Irradiance dataset in the south of Colombia from 2013 to 2023 in 5-minutes intervals
Description
The dataset spans 11 years, covering the period from 2013 to 2023, with measurements taken at 5-minute intervals, resulting in approximately 603,495 irradiance records, each accompanied by a corresponding timestamp. The dataset construction required thorough preprocessing, which involved removing erroneous (NaN) values and outliers, identifying missing data, detecting inconsistencies in date records, filling gaps with averaged data, conducting visual inspections through graphs, and exporting the final cleaned dataset. The preprocessing stage also ensured the data's integrity, accuracy, and consistency, which are critical for reliable analysis and modeling.
Files
Steps to reproduce
Data processing and quality control were performed using Microsoft Excel, Python with Pandas library, and MATLAB scripts.

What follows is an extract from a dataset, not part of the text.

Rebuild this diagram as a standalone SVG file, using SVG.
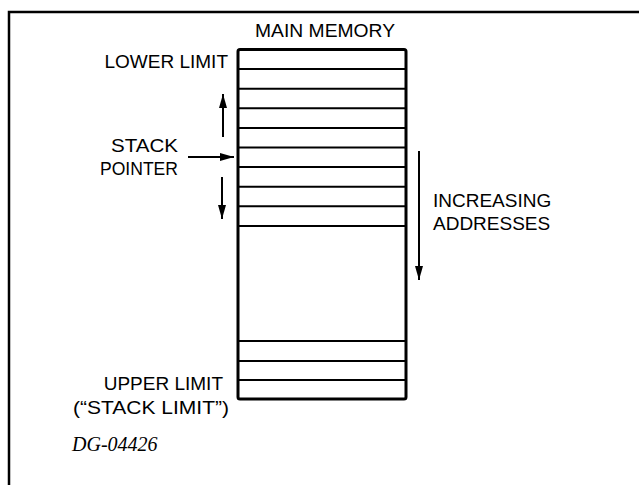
<svg xmlns="http://www.w3.org/2000/svg" width="639" height="485" viewBox="0 0 639 485">
<style>
  .lbl { font-family: "Liberation Sans", Arial, sans-serif; font-size: 19px; fill: #000; }
  .cell { stroke: #000; stroke-width: 2; fill: none; }
  .box { stroke: #000; stroke-width: 3; fill: none; stroke-linejoin: round; }
  .arr { stroke: #000; stroke-width: 2; fill: none; }
  .frame { stroke: #000; stroke-width: 2.5; fill: none; }
  .fig { font-family: "Liberation Serif", "Times New Roman", serif; font-style: italic; font-size: 20px; fill: #000; }
</style>
<defs>
  <marker id="ah" markerUnits="userSpaceOnUse" markerWidth="15" markerHeight="10" refX="14" refY="4" orient="auto">
    <path d="M0,0 L14,4 L0,8 Z" fill="#000"/>
  </marker>
</defs>
<rect width="639" height="485" fill="#fff"/>
<path class="frame" d="M9,485 V12 H639"/>

<g id="main-memory">
  <text class="lbl" x="325" y="37" text-anchor="middle" textLength="140" lengthAdjust="spacingAndGlyphs">MAIN MEMORY</text>
  <rect class="box" x="238" y="49.5" width="168" height="349.5" rx="2"/>
  <g class="cells">
    <line class="cell" x1="238" y1="69.1" x2="406" y2="69.1"/>
    <line class="cell" x1="238" y1="88.7" x2="406" y2="88.7"/>
    <line class="cell" x1="238" y1="108.3" x2="406" y2="108.3"/>
    <line class="cell" x1="238" y1="127.9" x2="406" y2="127.9"/>
    <line class="cell" x1="238" y1="147.5" x2="406" y2="147.5"/>
    <line class="cell" x1="238" y1="167.1" x2="406" y2="167.1"/>
    <line class="cell" x1="238" y1="186.7" x2="406" y2="186.7"/>
    <line class="cell" x1="238" y1="206.3" x2="406" y2="206.3"/>
    <line class="cell" x1="238" y1="226" x2="406" y2="226"/>
    <line class="cell" x1="238" y1="341" x2="406" y2="341"/>
    <line class="cell" x1="238" y1="361" x2="406" y2="361"/>
    <line class="cell" x1="238" y1="380" x2="406" y2="380"/>
  </g>
</g>

<g id="lower-limit">
  <text class="lbl" x="228" y="68" text-anchor="end">LOWER LIMIT</text>
</g>
<g id="stack-pointer">
  <text class="lbl" x="111" y="152" textLength="67" lengthAdjust="spacingAndGlyphs">STACK</text>
  <text class="lbl" x="100" y="175" textLength="78" lengthAdjust="spacingAndGlyphs">POINTER</text>
</g>
<g id="increasing-addresses">
  <text class="lbl" x="433" y="207">INCREASING</text>
  <text class="lbl" x="433" y="230">ADDRESSES</text>
</g>
<g id="upper-limit">
  <text class="lbl" x="223" y="390" text-anchor="end">UPPER LIMIT</text>
  <text class="lbl" x="73" y="414" textLength="156" lengthAdjust="spacingAndGlyphs">(“STACK LIMIT”)</text>
</g>
<g id="figure-id">
  <text class="fig" x="72" y="451">DG-04426</text>
</g>

<g id="connectors">
  <line class="arr" x1="188" y1="157" x2="234" y2="157" marker-end="url(#ah)"/>
  <line class="arr" x1="223" y1="137" x2="223" y2="94" marker-end="url(#ah)"/>
  <line class="arr" x1="222" y1="177" x2="222" y2="219" marker-end="url(#ah)"/>
  <line class="arr" x1="419" y1="151" x2="419" y2="280" marker-end="url(#ah)"/>
</g>
</svg>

The code for visualization and data pre-processing is available in: https://github.com/johnbarco/Irradiance_dataset_2013_2023. Python libraries utilized include Pandas for data manipulation and handling, NumPy for numerical operations, Matplotlib for data visualization, and Seaborn for enhanced plots and color palettes. [visualizing_irradiance_3d.py] was used to generate Figure 1, and [correct_missing_data.py] to complete missing data.